Na Turquia, teve a possibilidade de vir para Portugal ou de ir para os Estados Unidos.
Sim. Foi durante o programa de realojamento da Turquia, que passava por tirar as crianças menores de idade dos campos de refugiados e levá-las para outros países. E tinha essas duas possibilidades: Estados Unidos, para o Estado do Utah, ou Portugal. Eu não conhecia nada de Portugal, mas já tinha visto os tanques norte-americanos no Afeganistão. Escolhi Portugal porque não conhecia nada, só o Cristiano Ronaldo.
E gosta de futebol?
Nunca vejo futebol! Por mim punham 22 bolas em campo e cada um jogava com a sua. Gosto mais de desportos individuais.
Disse que gosta de ler e escrever. O que é que costuma ler?
Gosto muito de ler sobre História, mas a filosofia é a minha área. E escrevo poesia. Ler poesia… Há coisas que não entendo.
E escreve em que língua?
Escrevo na língua através da qual me chegou a inspiração. Às vezes fico inspirado em português, outras em turco, outras em persa. Escrevo na língua que calhar no momento. Depende da noite ou do dia em que chega aquele pensamento.

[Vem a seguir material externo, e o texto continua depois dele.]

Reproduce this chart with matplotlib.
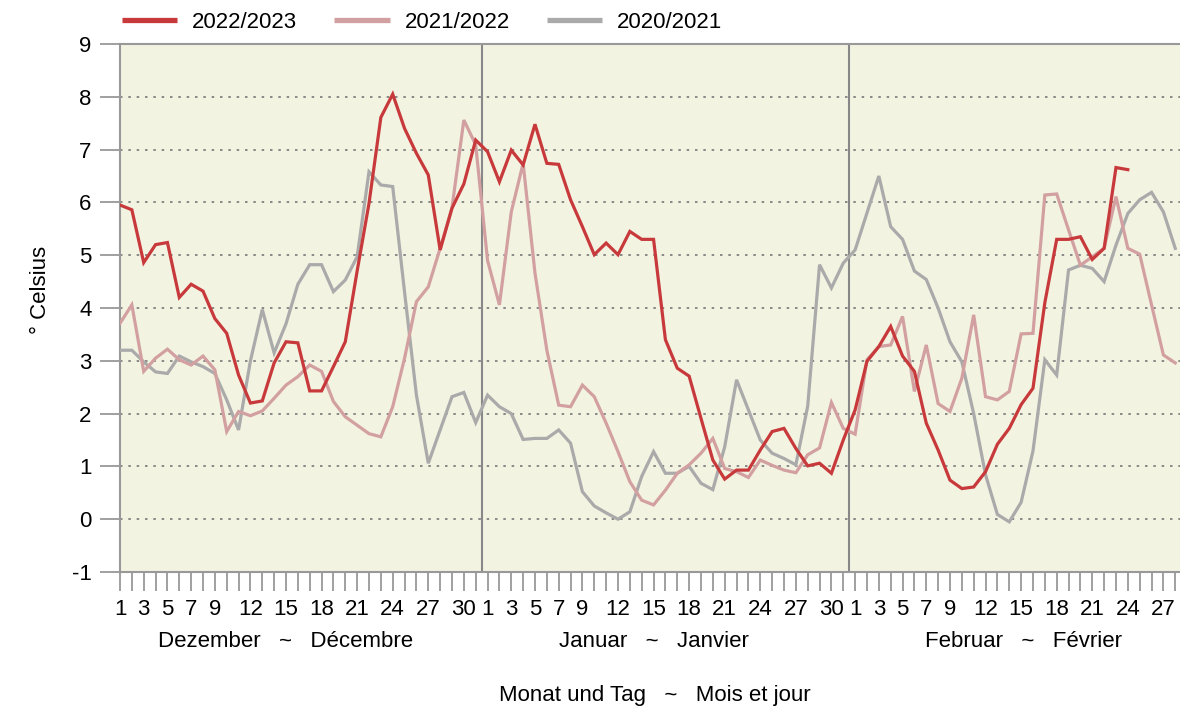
import numpy as np
import matplotlib.pyplot as plt
import matplotlib.transforms as mtransforms
from matplotlib.lines import Line2D

plt.rcParams['font.family'] = ['Liberation Sans', 'DejaVu Sans']
plt.rcParams['axes.unicode_minus'] = False

# Monate Dezember - Februar, Tagesmittel in °C
month_names = ['Dezember   ~   Décembre', 'Januar   ~   Janvier', 'Februar   ~   Février']
month_days = [31, 31, 28]
labelled_days = [1, 3, 5, 7, 9, 12, 15, 18, 21, 24, 27, 30]
series_labels = ['2022/2023', '2021/2022', '2020/2021']

t_2223 = [5.95, 5.86, 4.86, 5.20, 5.24, 4.20, 4.45, 4.32, 3.80, 3.52,
          2.73, 2.20, 2.24, 2.96, 3.36, 3.34, 2.43, 2.43, 2.89, 3.36,
          4.70, 5.98, 7.61, 8.05, 7.40, 6.93, 6.52, 5.10, 5.89, 6.35,
          7.18, 6.96, 6.39, 6.99, 6.71, 7.48, 6.74, 6.72, 6.05, 5.54,
          5.01, 5.23, 5.01, 5.45, 5.30, 5.30, 3.40, 2.86, 2.71, 1.91,
          1.12, 0.76, 0.93, 0.93, 1.31, 1.66, 1.72, 1.34, 1.01, 1.06,
          0.87, 1.50, 2.07, 2.99, 3.27, 3.65, 3.09, 2.80, 1.82, 1.31,
          0.74, 0.58, 0.61, 0.90, 1.42, 1.72, 2.17, 2.48, 4.10, 5.30,
          5.30, 5.35, 4.92, 5.13, 6.66, 6.62]

t_2122 = [3.71, 4.06, 2.80, 3.05, 3.22, 3.02, 2.92, 3.09, 2.83, 1.66,
          2.04, 1.96, 2.05, 2.29, 2.54, 2.70, 2.92, 2.80, 2.23, 1.94,
          1.78, 1.62, 1.56, 2.13, 3.05, 4.12, 4.40, 5.13, 5.90, 7.56,
          7.09, 4.90, 4.06, 5.82, 6.74, 4.66, 3.20, 2.16, 2.13, 2.54,
          2.32, 1.82, 1.28, 0.71, 0.36, 0.27, 0.55, 0.87, 1.03, 1.25,
          1.53, 0.96, 0.90, 0.79, 1.12, 1.02, 0.93, 0.88, 1.22, 1.35,
          2.21, 1.72, 1.61, 3.02, 3.27, 3.30, 3.84, 2.42, 3.30, 2.19,
          2.04, 2.67, 3.87, 2.32, 2.26, 2.42, 3.51, 3.52, 6.14, 6.16,
          5.48, 4.81, 4.97, 5.13, 6.11, 5.13, 5.02, 4.06, 3.11, 2.96]

t_2021 = [3.20, 3.20, 2.98, 2.79, 2.76, 3.09, 2.98, 2.89, 2.76, 2.26,
          1.69, 3.00, 3.97, 3.15, 3.70, 4.45, 4.82, 4.82, 4.31, 4.53,
          4.97, 6.58, 6.33, 6.30, 4.30, 2.35, 1.06, 1.69, 2.32, 2.40,
          1.83, 2.35, 2.13, 2.00, 1.51, 1.53, 1.53, 1.69, 1.44, 0.52,
          0.25, 0.12, 0.00, 0.14, 0.81, 1.28, 0.87, 0.87, 1.00, 0.68,
          0.56, 1.37, 2.64, 2.07, 1.50, 1.25, 1.15, 1.03, 2.14, 4.82,
          4.38, 4.85, 5.10, 5.80, 6.50, 5.54, 5.30, 4.70, 4.54, 4.00,
          3.36, 2.98, 2.00, 0.84, 0.09, -0.05, 0.32, 1.29, 3.02, 2.73,
          4.72, 4.81, 4.75, 4.50, 5.19, 5.79, 6.05, 6.19, 5.82, 5.13]

colors = ['#c8393c', '#d3a0a1', '#aaaaaa']
grey = '#999999'
fs = 16

fig = plt.figure(figsize=(11.8, 7.07), dpi=100)
ax = fig.add_axes([120 / 1180, 1 - 572 / 707, 1060 / 1180, 528 / 707])
ax.set_facecolor('#f3f3e2')

# Kurven (älteste unten)
for vals, col, z in zip([t_2021, t_2122, t_2223], colors[::-1], [3, 4, 5]):
    ax.plot(np.arange(len(vals)), vals, color=col, lw=2.3, zorder=z,
            solid_joinstyle='miter')

n_days = sum(month_days)
ax.set_xlim(0, n_days - 0.6)
ax.set_ylim(-1, 9)

# jeder Tag ein Strich, nur ausgewählte Tage beschriftet
tick_labels = []
for md in month_days:
    tick_labels += [str(d) if d in labelled_days else '' for d in range(1, md + 1)]
ax.set_xticks(np.arange(n_days))
ax.set_xticklabels(tick_labels)
ax.set_yticks(range(-1, 10))

ax.tick_params(axis='x', length=13.5, width=1.3, color=grey, pad=6, labelsize=fs)
ax.tick_params(axis='y', length=14.5, width=1.3, color=grey, pad=6, labelsize=fs)

for y in range(0, 9):
    ax.axhline(y, color='#777777', lw=1.2, ls=(0, (1.5, 3.5)), zorder=1)

start = 0
for md in month_days[:-1]:
    start += md
    ax.axvline(start - 0.5, color='#888888', lw=1.5, zorder=2)

for side in ['top', 'bottom', 'left']:
    ax.spines[side].set_color(grey)
    ax.spines[side].set_linewidth(1.5)
ax.spines['right'].set_visible(False)

# Monatsnamen unter den Tageszahlen
trans = mtransforms.blended_transform_factory(ax.transData, ax.transAxes)
centers = [14, 45, 76.2]
for cx, name in zip(centers, month_names):
    ax.text(cx, -0.131, name, transform=trans, ha='center', va='center', fontsize=fs)

fig.text(655 / 1180, 1 - 695 / 707, 'Monat und Tag   ~   Mois et jour',
         ha='center', va='center', fontsize=fs)
fig.text(40 / 1180, 1 - 290 / 707, '° Celsius', rotation=90,
         ha='center', va='center', fontsize=fs)

handles = [Line2D([], [], color=c, lw=3.8, solid_capstyle='butt') for c in colors]
fig.legend(handles, series_labels, loc='center left',
           bbox_to_anchor=(102 / 1180, 1 - 22 / 707), ncol=3, frameon=False,
           fontsize=fs, handlelength=2.48, handletextpad=0.68, columnspacing=1.67)

plt.savefig('out.png', dpi=100)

Quais são os objetivos a partir de agora? Os Jogos Olímpicos de 2028, claro, mas o que é que quer alcançar no futuro?
Terminar o curso de Arquitetura, faltam-me dois anos e meio. Tive de parar para tentar ir aos Jogos Olímpicos e ainda tenho algumas disciplinas para trás. Recuperar o meu ombro, porque tenho de ser operado, e treinar. Já tirei o curso de treinador nacional e internacional e estou a pensar em encontrar alguma maneira de ter uma academia minha para passar a minha experiência, os meus ensinamentos. Há muitos treinadores que nunca competiram internacionalmente, nas principais provas do mundo, e eu tenho essa experiência. E sei como motivar as pessoas, como as ajudar antes do combate ou mesmo ao longo da vida. Quando vou dar palestras às escolas, sei que consigo motivar as pessoas. Se tivesse uma academia, que também me ajudasse a sustentar a minha vida, podia passar este conhecimento e criar futuros para as novas gerações.
A ideia é ficar em Portugal?
Sim, não quero sair de Portugal. Não quero sair daqui.